How to Manage Pests
UC Pest Management Guidelines
Powdery Mildew on Greenhouse and Coastal Tomatoes
Pathogens: Oidium neolycopersici
(Reviewed 12/13, updated 12/13)
In this Guideline:
Symptoms of powdery mildew are limited to leaves. Symptoms initially appear as light green to yellow blotches or spots that range from 0.125 to 0.5 inch (3–12 mm) in diameter on the upper surface of the leaf. A white, powdery growth of the fungal mycelia and spores is obvious on the top of leaves. As spots coalesce, the leaf tissue dies. The entire leaf eventually turns brown and shrivels but remains attached to the stem.
Comments on the Disease
In California, powdery mildew caused by O. neolycopersici is limited to greenhouses and fields close to the coast. Conidia are easily windborne and are carried long distances. The conidia land on leaves where they germinate and enter the leaf stomata. The fungus grows at moderate to cool temperatures. Little moisture is required for the fungus to establish itself on a plant. There is experimental evidence that the pathogen has a wide host range and probably survives on other hosts or volunteer tomato plants from season to season.

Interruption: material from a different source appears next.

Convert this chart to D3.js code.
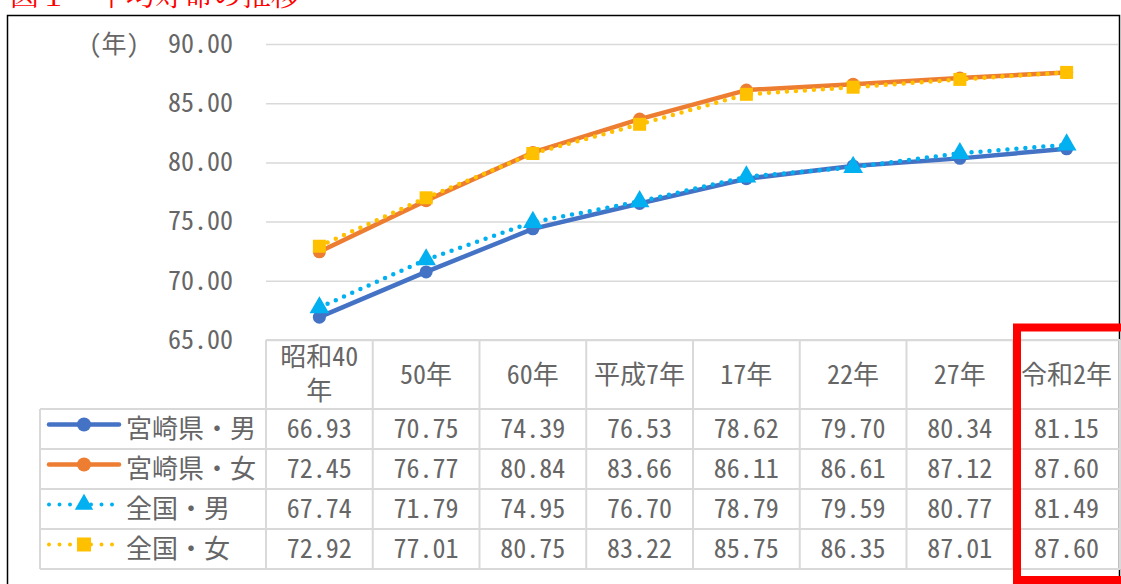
<!DOCTYPE html>
<html>
<head>
<meta charset="utf-8">
<script src="https://cdn.jsdelivr.net/npm/d3@7"></script>
<style>
  html, body { margin: 0; padding: 0; background: #fff; }
  svg { display: block; }
</style>
</head>
<body>
<div id="chart"></div>
<script>
// data
var categories = [["昭和40", "年"], ["50年"], ["60年"], ["平成7年"], ["17年"], ["22年"], ["27年"], ["令和2年"]];
var seriesNames = ["宮崎県・男", "宮崎県・女", "全国・男", "全国・女"];
var miyazakiMale   = [66.93, 70.75, 74.39, 76.53, 78.62, 79.70, 80.34, 81.15];
var miyazakiFemale = [72.45, 76.77, 80.84, 83.66, 86.11, 86.61, 87.12, 87.60];
var nationalMale   = [67.74, 71.79, 74.95, 76.70, 78.79, 79.59, 80.77, 81.49];
var nationalFemale = [72.92, 77.01, 80.75, 83.22, 85.75, 86.35, 87.01, 87.60];
var yTicks = [65, 70, 75, 80, 85, 90];

var FONT = "'Noto Sans Mono CJK JP','Noto Sans CJK JP',sans-serif";
var TEXT = "#666666", GRID = "#d9d9d9";

var series = [
  {name: seriesNames[0], values: miyazakiMale,   color: "#4472C4", dotted: false, marker: "circle"},
  {name: seriesNames[1], values: miyazakiFemale, color: "#ED7D31", dotted: false, marker: "circle"},
  {name: seriesNames[2], values: nationalMale,   color: "#00B0F0", dotted: true,  marker: "triangle"},
  {name: seriesNames[3], values: nationalFemale, color: "#FFC000", dotted: true,  marker: "square"}
];

var W = 1121, H = 584;
var svg = d3.select("#chart").append("svg").attr("width", W).attr("height", H);

// title (top half is outside the picture)
svg.append("text")
  .attr("x", 10).attr("y", 6)
  .attr("font-family", "'Noto Serif CJK JP','Noto Sans CJK JP',serif")
  .attr("font-size", 29).attr("fill", "#FF0000")
  .text("図１　平均寿命の推移");

// chart border
svg.append("rect")
  .attr("x", 7.5).attr("y", 15.5).attr("width", 1112).attr("height", 620)
  .attr("fill", "none").attr("stroke", "#000").attr("stroke-width", 1.5);

var plotLeft = 266, plotRight = 1120, plotTop = 44, plotBottom = 340;
var rowH = 40, headBottom = 409, legendLeft = 40;

var x = d3.scaleBand().domain(d3.range(categories.length)).range([plotLeft, plotRight]).padding(0);
var y = d3.scaleLinear().domain([65, 90]).range([plotBottom, plotTop]);

// y axis with gridlines
var yAxis = svg.append("g")
  .attr("transform", "translate(" + plotLeft + ",0)")
  .call(d3.axisLeft(y).tickValues(yTicks).tickFormat(d3.format(".2f"))
    .tickSize(-(plotRight - plotLeft - 2)).tickPadding(33));
yAxis.select(".domain").remove();
yAxis.selectAll(".tick line").attr("stroke", GRID).attr("stroke-width", 1.5);
yAxis.selectAll(".tick text")
  .attr("font-family", FONT).attr("font-size", 26).attr("fill", TEXT);

svg.append("text")
  .attr("x", 114).attr("y", 44).attr("dy", "0.35em")
  .attr("text-anchor", "middle")
  .attr("font-family", FONT).attr("font-size", 25).attr("fill", TEXT)
  .text("(年)");

// data table grid
var tableBottom = headBottom + rowH * series.length;
var grid = svg.append("g").attr("stroke", GRID).attr("stroke-width", 2);
grid.append("line").attr("x1", plotLeft).attr("x2", plotRight).attr("y1", plotBottom).attr("y2", plotBottom);
d3.range(series.length + 1).forEach(function (i) {
  var yy = headBottom + i * rowH;
  grid.append("line").attr("x1", legendLeft).attr("x2", plotRight).attr("y1", yy).attr("y2", yy);
});
grid.append("line").attr("x1", legendLeft).attr("x2", legendLeft).attr("y1", headBottom).attr("y2", tableBottom);
d3.range(categories.length + 1).forEach(function (i) {
  var xx = plotLeft + i * x.bandwidth();
  grid.append("line").attr("x1", xx).attr("x2", xx).attr("y1", plotBottom).attr("y2", tableBottom);
});

// header cells
categories.forEach(function (lines, i) {
  var cx = x(i) + x.bandwidth() / 2;
  var t = svg.append("text")
    .attr("text-anchor", "middle")
    .attr("font-family", FONT).attr("font-size", 26).attr("fill", TEXT);
  if (lines.length === 1) {
    t.append("tspan").attr("x", cx).attr("y", 375).attr("dy", "0.35em").text(lines[0]);
  } else {
    t.append("tspan").attr("x", cx).attr("y", 357).attr("dy", "0.35em").text(lines[0]);
    t.append("tspan").attr("x", cx).attr("y", 391).attr("dy", "0.35em").text(lines[1]);
  }
});

// marker drawing
function drawMarker(g, type, cx, cy, color, size) {
  if (type === "circle") {
    g.append("circle").attr("cx", cx).attr("cy", cy).attr("r", size / 2).attr("fill", color);
  } else if (type === "square") {
    g.append("rect").attr("x", cx - size / 2).attr("y", cy - size / 2)
      .attr("width", size).attr("height", size).attr("fill", color);
  } else {
    g.append("path").attr("d", d3.symbol(d3.symbolTriangle, size * size * 0.75)())
      .attr("transform", "translate(" + cx + "," + cy + ")").attr("fill", color);
  }
}

// lines and markers
var line = d3.line()
  .x(function (d, i) { return x(i) + x.bandwidth() / 2; })
  .y(function (d) { return y(d); });

series.forEach(function (s) {
  var g = svg.append("g");
  g.append("path")
    .attr("d", line(s.values))
    .attr("fill", "none").attr("stroke", s.color)
    .attr("stroke-width", 4.5)
    .attr("stroke-linecap", "round").attr("stroke-linejoin", "round")
    .attr("stroke-dasharray", s.dotted ? "0,9" : null);
  s.values.forEach(function (v, i) {
    drawMarker(g, s.marker, x(i) + x.bandwidth() / 2, y(v), s.color, s.marker === "triangle" ? 15 : 13);
  });
});

// data rows with legend keys
series.forEach(function (s, r) {
  var cy = headBottom + r * rowH + rowH / 2;
  var key = svg.append("g");
  key.append("line")
    .attr("x1", 49).attr("x2", 119).attr("y1", cy - 4.5).attr("y2", cy - 4.5)
    .attr("stroke", s.color).attr("stroke-width", s.dotted ? 4 : 4.5)
    .attr("stroke-linecap", "round")
    .attr("stroke-dasharray", s.dotted ? "0,10.5" : null);
  drawMarker(key, s.marker, 84, cy - 4.5, s.color, 14);

  svg.append("text")
    .attr("x", 126).attr("y", cy).attr("dy", "0.35em")
    .attr("font-family", FONT).attr("font-size", 26).attr("fill", TEXT)
    .text(s.name);

  svg.append("g").selectAll("text")
    .data(s.values).enter().append("text")
    .attr("x", function (d, i) { return x(i) + x.bandwidth() / 2; })
    .attr("y", cy).attr("dy", "0.35em")
    .attr("text-anchor", "middle")
    .attr("font-family", FONT).attr("font-size", 26).attr("fill", TEXT)
    .text(function (d) { return d3.format(".2f")(d); });
});

// red highlight box around the last column
svg.append("rect")
  .attr("x", 1017).attr("y", 327.5).attr("width", 140).attr("height", 252.5)
  .attr("fill", "none").attr("stroke", "#FF0000").attr("stroke-width", 8);
</script>
</body>
</html>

This powdery mildew is generally not severe in coastal fields and control measures are usually not warranted. Greenhouse-grown tomatoes, however, can suffer to the point of severe economical damage. Registered fungicides, such as sulfur, may be required to control the disease in the greenhouse. Begin applications when the disease first appears.
Organically Acceptable Methods
Sulfur sprays are acceptable for use on organically certified produce.